─── SUPPLIED MATERIAL ───
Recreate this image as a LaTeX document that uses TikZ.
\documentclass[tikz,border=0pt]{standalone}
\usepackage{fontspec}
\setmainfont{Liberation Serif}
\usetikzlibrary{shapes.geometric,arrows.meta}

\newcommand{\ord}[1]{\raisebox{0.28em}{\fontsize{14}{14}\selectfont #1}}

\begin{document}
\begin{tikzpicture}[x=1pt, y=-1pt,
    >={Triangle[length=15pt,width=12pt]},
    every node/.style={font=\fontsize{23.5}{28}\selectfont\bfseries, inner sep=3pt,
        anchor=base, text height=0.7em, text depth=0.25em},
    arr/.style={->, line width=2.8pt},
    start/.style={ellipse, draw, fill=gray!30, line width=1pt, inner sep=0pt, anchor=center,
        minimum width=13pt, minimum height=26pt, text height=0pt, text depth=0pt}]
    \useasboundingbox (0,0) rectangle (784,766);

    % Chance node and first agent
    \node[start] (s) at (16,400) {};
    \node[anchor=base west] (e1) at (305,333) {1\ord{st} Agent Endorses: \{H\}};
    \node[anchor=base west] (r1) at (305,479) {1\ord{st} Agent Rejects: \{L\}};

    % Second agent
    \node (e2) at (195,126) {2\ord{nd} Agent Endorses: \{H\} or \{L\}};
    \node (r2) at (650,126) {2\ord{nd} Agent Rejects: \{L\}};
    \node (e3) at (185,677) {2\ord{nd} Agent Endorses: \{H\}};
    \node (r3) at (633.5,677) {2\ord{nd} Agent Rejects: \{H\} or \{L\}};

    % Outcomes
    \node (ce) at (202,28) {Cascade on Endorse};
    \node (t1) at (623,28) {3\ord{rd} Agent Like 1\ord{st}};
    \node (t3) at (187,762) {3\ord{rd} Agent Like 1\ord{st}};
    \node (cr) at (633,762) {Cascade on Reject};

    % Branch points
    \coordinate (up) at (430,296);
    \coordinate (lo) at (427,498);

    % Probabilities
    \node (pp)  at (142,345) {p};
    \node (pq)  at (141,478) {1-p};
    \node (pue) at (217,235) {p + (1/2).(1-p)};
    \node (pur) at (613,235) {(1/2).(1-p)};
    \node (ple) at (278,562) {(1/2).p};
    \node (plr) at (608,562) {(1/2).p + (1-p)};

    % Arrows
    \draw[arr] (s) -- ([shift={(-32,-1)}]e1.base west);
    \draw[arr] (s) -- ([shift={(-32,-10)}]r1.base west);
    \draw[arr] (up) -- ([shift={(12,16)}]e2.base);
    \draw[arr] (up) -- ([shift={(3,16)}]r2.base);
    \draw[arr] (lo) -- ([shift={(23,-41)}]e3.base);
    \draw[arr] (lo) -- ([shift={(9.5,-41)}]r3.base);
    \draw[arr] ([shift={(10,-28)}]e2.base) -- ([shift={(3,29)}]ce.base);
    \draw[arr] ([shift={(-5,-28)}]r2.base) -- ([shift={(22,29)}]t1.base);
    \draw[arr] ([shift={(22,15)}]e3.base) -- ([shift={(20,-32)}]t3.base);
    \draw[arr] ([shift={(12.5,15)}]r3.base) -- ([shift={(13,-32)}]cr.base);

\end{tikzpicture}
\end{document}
───
Please reproduce exactly the lines above, beginning with the first and ending with the line that contains "(plr) at (608,562)", and include nothing outside that range.

Recreate this image as a LaTeX document that uses TikZ.
\documentclass[tikz,border=0pt]{standalone}
\usepackage{fontspec}
\setmainfont{Liberation Serif}
\usetikzlibrary{shapes.geometric,arrows.meta}

\newcommand{\ord}[1]{\raisebox{0.28em}{\fontsize{14}{14}\selectfont #1}}

\begin{document}
\begin{tikzpicture}[x=1pt, y=-1pt,
    >={Triangle[length=15pt,width=12pt]},
    every node/.style={font=\fontsize{23.5}{28}\selectfont\bfseries, inner sep=3pt,
        anchor=base, text height=0.7em, text depth=0.25em},
    arr/.style={->, line width=2.8pt},
    start/.style={ellipse, draw, fill=gray!30, line width=1pt, inner sep=0pt, anchor=center,
        minimum width=13pt, minimum height=26pt, text height=0pt, text depth=0pt}]
    \useasboundingbox (0,0) rectangle (784,766);

    % Chance node and first agent
    \node[start] (s) at (16,400) {};
    \node[anchor=base west] (e1) at (305,333) {1\ord{st} Agent Endorses: \{H\}};
    \node[anchor=base west] (r1) at (305,479) {1\ord{st} Agent Rejects: \{L\}};

    % Second agent
    \node (e2) at (195,126) {2\ord{nd} Agent Endorses: \{H\} or \{L\}};
    \node (r2) at (650,126) {2\ord{nd} Agent Rejects: \{L\}};
    \node (e3) at (185,677) {2\ord{nd} Agent Endorses: \{H\}};
    \node (r3) at (633.5,677) {2\ord{nd} Agent Rejects: \{H\} or \{L\}};

    % Outcomes
    \node (ce) at (202,28) {Cascade on Endorse};
    \node (t1) at (623,28) {3\ord{rd} Agent Like 1\ord{st}};
    \node (t3) at (187,762) {3\ord{rd} Agent Like 1\ord{st}};
    \node (cr) at (633,762) {Cascade on Reject};

    % Branch points
    \coordinate (up) at (430,296);
    \coordinate (lo) at (427,498);

    % Probabilities
    \node (pp)  at (142,345) {p};
    \node (pq)  at (141,478) {1-p};
    \node (pue) at (217,235) {p + (1/2).(1-p)};
    \node (pur) at (613,235) {(1/2).(1-p)};
    \node (ple) at (278,562) {(1/2).p};
    \node (plr) at (608,562) {(1/2).p + (1-p)};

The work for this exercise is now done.